- Nickname: "Komandant Tigri"
- Born: 7 April 1967 Gjakova, SFR Yugoslavia, (today Kosovo)
- Died: 25 May 2001 (aged 34) Vaksince, Macedonia
- Allegiance: Kosovo Liberation Army (KLA); National Liberation Army (NLA);
- Service years: 1996–2001
- Rank: Commander
- Unit: "Rrufeja" battalion (KLA, Kosovo); 114th Brigade (NLA, Macedonia);
- Commands: Dukagjin Operational Zone (KLA, Kosovo); Kumanovo area (NLA, Macedonia);
- Conflicts: Kosovo War; 2001 insurgency in Macedonia Operation MH-2; Battle of Vaksince †; ;

= Fadil Nimani =

Albanian insurgent commander (1967–2001)

Fadil Nimani (Fadil Nimani; Macedonian and Фадил Нимани; 7 April 1967 – 25 May 2001) was a Kosovar Albanian insurgent commander of the Kosovo Liberation Army (KLA) during the Kosovo War and the National Liberation Army (NLA) during the 2001 insurgency in Macedonia.

He was appointed commander of the 114th Brigade of the NLA, active in the Kumanovo region, and had about 150 people under his command. He was killed by Macedonian special forces in an operation during the Macedonian insurgency, on 25 May 2001. A statue has been erected by ethnic Albanian politicians and former NLA fighters at Vaksince in his honour.

==Biography==
Nimani was born on 7 April 1967, in the village of Gergoc, in the municipality of Gjakova. He went to secondary school in his village, and gymnasium in the nearby village of Cermjane. An armed uprising led by Kosovo Albanian nationalists against Serbian rule erupted in the region in 1991, when an Albanian irredentist organization that came to be known as the Kosovo Liberation Army first emerged. At this time it is known that the organization underwent military training in Albania. In 1997, the Serbian police sought to arrest him, along with Jakup Krasniqi and Hashim Thaçi, for "murders and kidnappings of civilians, as well as attacks on the army and police of Yugoslavia". Nimani had joined the Kosovo Liberation Army by 1998 and initially smuggled weapons from Albania at the beginning of the Kosovo War. In the end of 1998, he was appointed a commander in the "Dukagjin Zone" (Metohija, known as 'Dukagjini' in Albanian), and subsequently became the commander of the "Rrufeja" (Lightning) battalion. He was nicknamed "Komandant Tigri".

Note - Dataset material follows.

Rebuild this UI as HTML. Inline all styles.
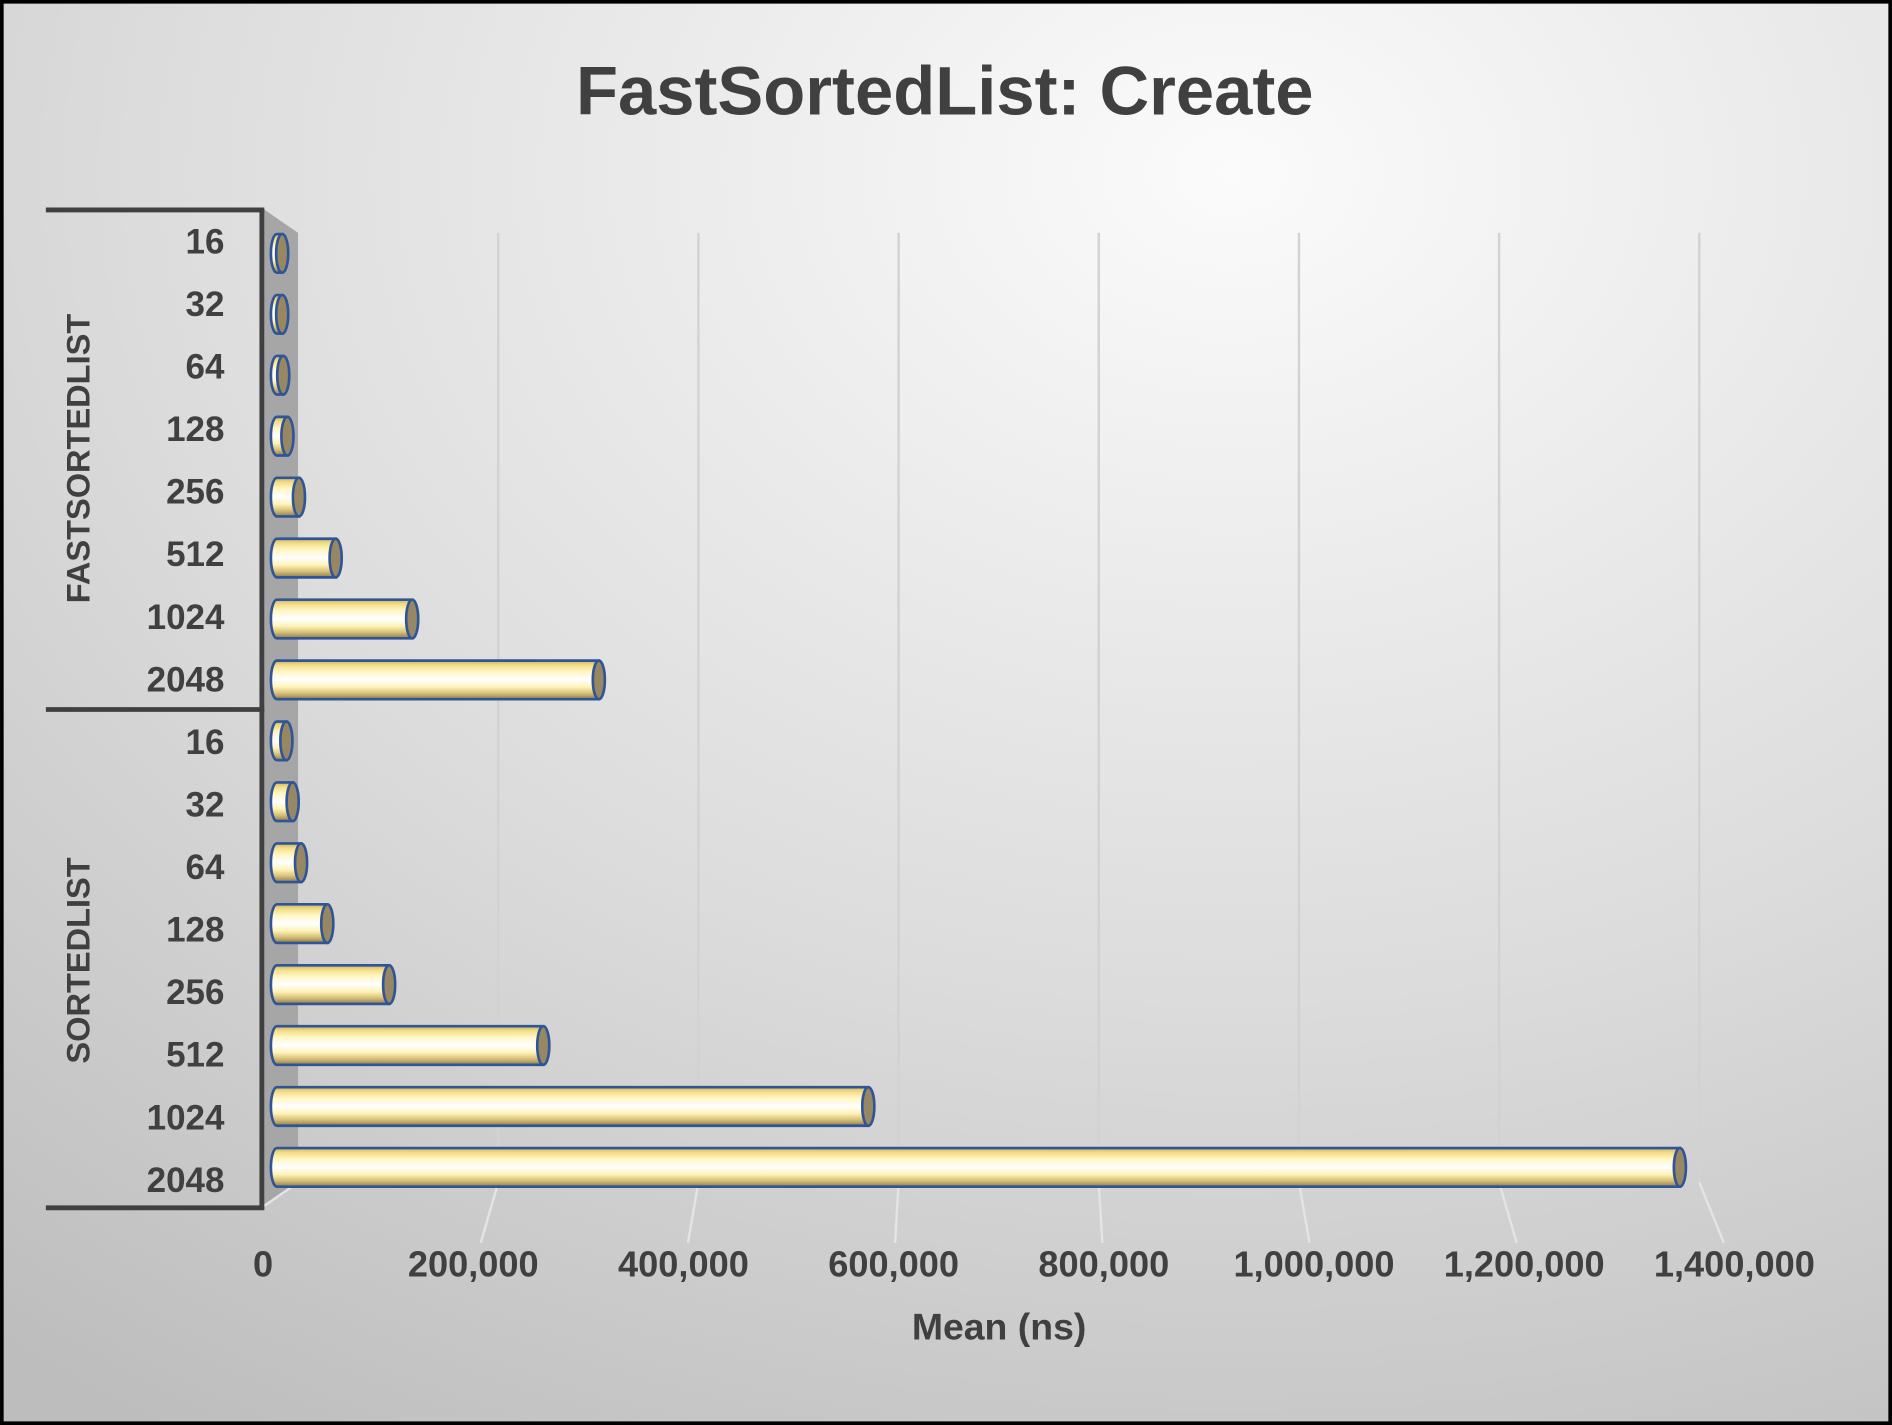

Insurgency conflict areas.

Ali Ahmeti organised the NLA of former KLA fighters from Kosovo and Macedonia, Albanian insurgents from Preševo, Medveđa and Bujanovac in Serbia, young Albanian radicals and nationalists from Macedonia, and foreign mercenaries. During the Macedonian insurgency, which began in January 2001, Nimani was appointed the commander of the 114 Brigade of the NLA, active in Kumanovo, namely from Matejče to Nikuštak. The 111, 113 and 114 brigades operated in Skopska Crna Gora, while 112 operated in Tetovo, 115 around Skopje, and 116 in Gostivar. His armed group included around 150 people. He was also the commander of the "Skënderbeu" Special Unit. During the one-month-long battles in the Kumanovo region, the Macedonian security forces managed to recapture several villages that were NLA strongholds and clear them from the insurgents' presence. According to Macedonian official claims, security forces killed at least 30 NLA insurgents (NLA claims they lost 16); one of which was confirmed as Nimani (killed on 26 May 2001), who had been liquidated during the operation for the liberation of Vaksince which was occupied by the NLA. The 114th brigade was then commanded by Nazim Bushi, known as commander Adashi, and the brigade's number rose to about 1000 fighters.

Since his death, there is an anniversary in Vaksince in honour of him. On 17 March 2006, former fighters from the NLA organized a commemoration for Nimani and 16 other NLA guerrilla fighters that died during the battles for Vaksince, in the village of Matejche near Kumanovo. The commemoration was attended by German NATO soldiers. A statue has been erected at Vaksince in his honour.